▶ BRIEF
Show every line in the entries below where the word "this" appears.
Start of GIVEN RECORDS
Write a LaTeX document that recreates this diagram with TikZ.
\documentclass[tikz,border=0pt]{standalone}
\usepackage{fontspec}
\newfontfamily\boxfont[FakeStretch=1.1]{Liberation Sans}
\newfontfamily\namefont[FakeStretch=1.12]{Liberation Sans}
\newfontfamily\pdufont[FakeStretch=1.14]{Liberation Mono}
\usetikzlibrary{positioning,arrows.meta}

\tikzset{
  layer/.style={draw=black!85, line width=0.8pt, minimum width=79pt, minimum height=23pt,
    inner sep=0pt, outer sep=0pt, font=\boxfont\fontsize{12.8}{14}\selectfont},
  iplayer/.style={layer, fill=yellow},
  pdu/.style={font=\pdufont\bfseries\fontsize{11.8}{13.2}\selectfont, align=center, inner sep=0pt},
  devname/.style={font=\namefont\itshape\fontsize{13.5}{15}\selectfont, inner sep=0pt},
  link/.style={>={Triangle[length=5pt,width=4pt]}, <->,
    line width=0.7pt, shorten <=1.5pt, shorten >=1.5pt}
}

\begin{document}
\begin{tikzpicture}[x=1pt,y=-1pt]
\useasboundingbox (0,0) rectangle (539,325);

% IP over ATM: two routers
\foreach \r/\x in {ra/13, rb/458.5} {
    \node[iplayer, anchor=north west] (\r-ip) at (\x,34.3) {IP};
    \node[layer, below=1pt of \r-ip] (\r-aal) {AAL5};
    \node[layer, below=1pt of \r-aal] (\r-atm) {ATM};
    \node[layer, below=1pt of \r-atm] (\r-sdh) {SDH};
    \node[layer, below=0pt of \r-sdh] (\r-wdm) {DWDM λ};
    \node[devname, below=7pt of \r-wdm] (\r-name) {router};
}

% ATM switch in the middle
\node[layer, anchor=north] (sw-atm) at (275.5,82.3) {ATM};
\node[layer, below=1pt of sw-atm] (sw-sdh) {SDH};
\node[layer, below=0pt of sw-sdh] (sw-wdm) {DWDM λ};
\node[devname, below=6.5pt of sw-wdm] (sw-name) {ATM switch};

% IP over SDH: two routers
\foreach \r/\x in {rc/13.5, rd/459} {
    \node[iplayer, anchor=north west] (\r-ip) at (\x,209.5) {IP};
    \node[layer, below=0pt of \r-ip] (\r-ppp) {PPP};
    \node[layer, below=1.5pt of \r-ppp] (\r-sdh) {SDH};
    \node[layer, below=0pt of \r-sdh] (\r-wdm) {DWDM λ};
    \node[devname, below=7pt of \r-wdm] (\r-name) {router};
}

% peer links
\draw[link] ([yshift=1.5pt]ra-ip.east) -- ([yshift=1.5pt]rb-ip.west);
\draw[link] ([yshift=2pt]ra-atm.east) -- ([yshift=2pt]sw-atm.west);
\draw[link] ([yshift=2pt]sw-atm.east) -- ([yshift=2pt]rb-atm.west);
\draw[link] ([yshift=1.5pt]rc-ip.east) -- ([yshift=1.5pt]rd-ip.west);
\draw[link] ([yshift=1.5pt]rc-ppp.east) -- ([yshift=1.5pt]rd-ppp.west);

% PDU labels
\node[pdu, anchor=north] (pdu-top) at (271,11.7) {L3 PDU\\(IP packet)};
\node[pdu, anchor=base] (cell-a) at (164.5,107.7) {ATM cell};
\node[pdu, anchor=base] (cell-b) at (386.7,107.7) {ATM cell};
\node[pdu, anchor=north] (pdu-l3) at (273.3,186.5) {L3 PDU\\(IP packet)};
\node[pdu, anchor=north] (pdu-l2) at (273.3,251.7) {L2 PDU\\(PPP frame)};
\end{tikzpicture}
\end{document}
End of GIVEN RECORDS
Start of GIVEN RECORDS
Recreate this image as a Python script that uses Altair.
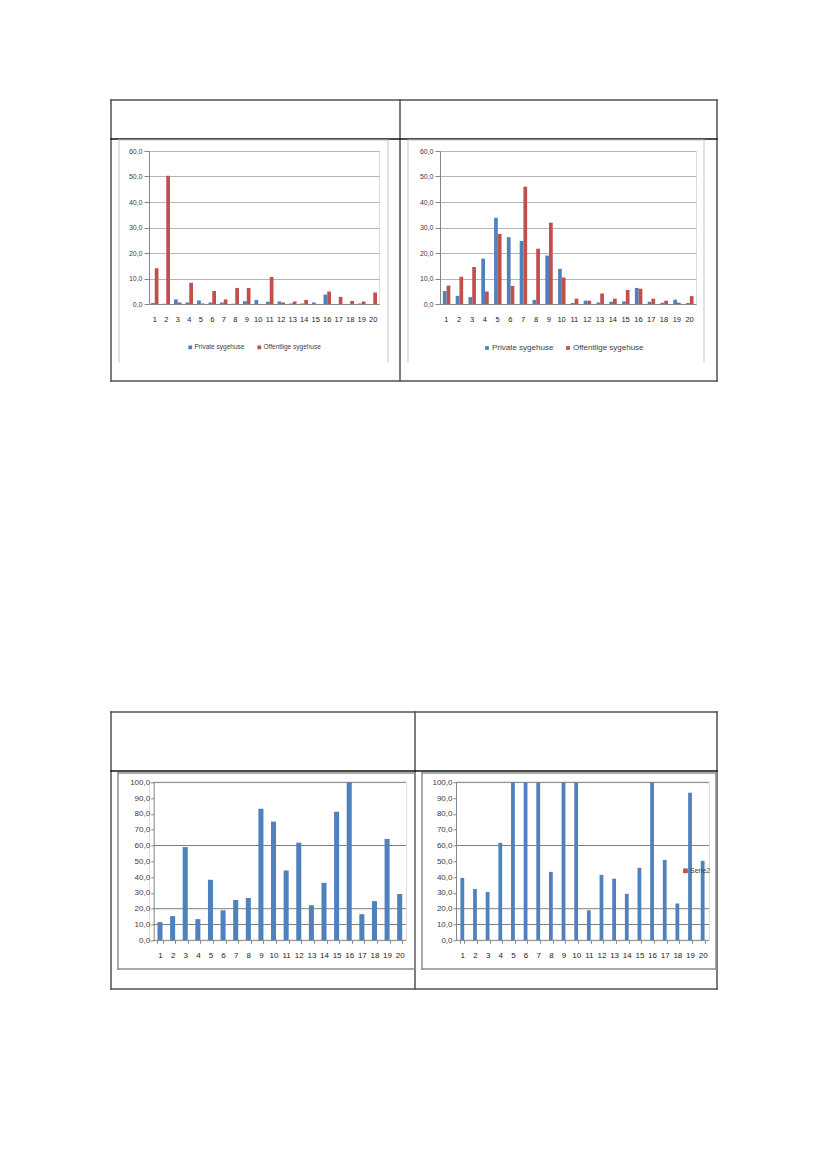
End of GIVEN RECORDS
Start of GIVEN RECORDS
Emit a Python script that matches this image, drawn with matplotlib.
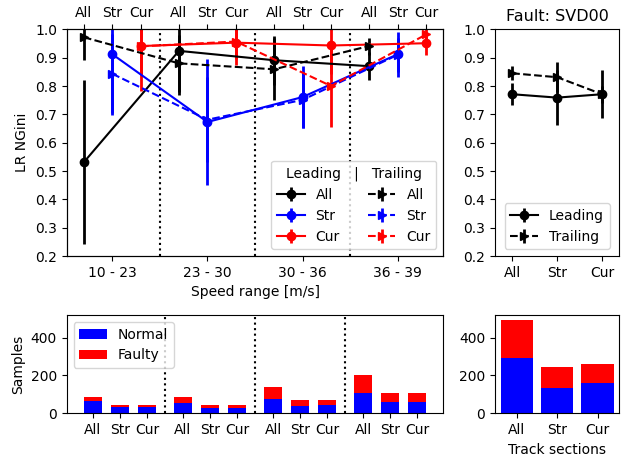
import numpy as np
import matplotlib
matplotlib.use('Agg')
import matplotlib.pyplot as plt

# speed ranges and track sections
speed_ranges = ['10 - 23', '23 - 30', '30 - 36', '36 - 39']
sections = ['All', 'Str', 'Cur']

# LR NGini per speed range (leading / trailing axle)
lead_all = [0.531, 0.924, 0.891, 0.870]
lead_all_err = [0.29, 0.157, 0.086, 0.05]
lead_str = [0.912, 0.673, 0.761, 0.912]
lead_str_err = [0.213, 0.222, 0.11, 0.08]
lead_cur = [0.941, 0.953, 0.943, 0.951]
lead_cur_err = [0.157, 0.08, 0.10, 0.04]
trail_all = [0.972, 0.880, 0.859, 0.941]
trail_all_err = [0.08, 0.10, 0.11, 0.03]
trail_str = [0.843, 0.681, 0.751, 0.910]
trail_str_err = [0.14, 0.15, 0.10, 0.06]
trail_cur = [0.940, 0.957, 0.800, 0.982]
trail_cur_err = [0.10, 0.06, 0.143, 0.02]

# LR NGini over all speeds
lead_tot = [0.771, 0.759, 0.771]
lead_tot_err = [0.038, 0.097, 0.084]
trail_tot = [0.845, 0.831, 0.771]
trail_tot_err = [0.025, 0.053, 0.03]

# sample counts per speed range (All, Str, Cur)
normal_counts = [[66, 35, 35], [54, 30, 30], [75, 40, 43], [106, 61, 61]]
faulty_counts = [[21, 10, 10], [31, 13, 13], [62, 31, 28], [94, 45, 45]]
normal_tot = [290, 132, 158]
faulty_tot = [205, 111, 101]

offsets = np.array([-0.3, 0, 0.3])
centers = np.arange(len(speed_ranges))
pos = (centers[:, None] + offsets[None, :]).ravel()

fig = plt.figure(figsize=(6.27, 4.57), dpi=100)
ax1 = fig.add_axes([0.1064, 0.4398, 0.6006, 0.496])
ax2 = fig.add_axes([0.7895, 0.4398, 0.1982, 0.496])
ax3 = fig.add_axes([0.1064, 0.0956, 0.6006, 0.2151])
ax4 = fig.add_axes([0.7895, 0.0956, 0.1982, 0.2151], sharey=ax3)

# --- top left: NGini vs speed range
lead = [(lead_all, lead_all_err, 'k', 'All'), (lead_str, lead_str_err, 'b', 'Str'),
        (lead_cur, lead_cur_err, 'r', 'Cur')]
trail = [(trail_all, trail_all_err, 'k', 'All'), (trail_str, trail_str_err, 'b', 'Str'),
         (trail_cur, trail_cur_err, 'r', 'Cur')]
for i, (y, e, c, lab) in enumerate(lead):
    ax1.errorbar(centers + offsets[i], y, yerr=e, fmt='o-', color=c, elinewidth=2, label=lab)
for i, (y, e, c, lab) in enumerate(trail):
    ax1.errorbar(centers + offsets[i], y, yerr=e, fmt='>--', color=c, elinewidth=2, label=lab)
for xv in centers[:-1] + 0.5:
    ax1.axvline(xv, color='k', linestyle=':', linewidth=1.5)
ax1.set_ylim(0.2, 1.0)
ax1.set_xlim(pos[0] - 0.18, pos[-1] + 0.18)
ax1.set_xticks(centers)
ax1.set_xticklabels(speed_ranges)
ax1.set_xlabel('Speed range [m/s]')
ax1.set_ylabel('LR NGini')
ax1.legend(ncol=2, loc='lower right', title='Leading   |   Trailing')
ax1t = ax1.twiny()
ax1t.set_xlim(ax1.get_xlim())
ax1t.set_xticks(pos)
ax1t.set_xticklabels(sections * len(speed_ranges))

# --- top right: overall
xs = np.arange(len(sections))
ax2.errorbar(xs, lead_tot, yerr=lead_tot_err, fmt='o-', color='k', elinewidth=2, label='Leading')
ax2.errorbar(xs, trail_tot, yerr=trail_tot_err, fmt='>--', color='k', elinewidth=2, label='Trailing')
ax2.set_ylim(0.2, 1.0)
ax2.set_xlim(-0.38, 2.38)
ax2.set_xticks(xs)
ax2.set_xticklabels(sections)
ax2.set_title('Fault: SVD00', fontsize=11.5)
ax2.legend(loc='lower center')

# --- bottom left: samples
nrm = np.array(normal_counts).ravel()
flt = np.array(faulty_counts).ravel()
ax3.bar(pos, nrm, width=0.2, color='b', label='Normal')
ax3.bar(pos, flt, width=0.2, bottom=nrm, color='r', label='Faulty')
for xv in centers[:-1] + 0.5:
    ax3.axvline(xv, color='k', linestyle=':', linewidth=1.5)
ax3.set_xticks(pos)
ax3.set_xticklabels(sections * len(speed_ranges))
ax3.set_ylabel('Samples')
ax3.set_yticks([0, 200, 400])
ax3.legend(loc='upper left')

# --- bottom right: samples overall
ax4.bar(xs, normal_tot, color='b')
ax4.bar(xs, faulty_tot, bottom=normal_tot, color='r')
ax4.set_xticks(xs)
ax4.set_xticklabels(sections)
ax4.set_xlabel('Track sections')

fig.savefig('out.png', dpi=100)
End of GIVEN RECORDS
▶ EXERCISE RESULT
Write a LaTeX document that recreates this diagram with TikZ.
Recreate this image as a Python script that uses Altair.
Emit a Python script that matches this image, drawn with matplotlib.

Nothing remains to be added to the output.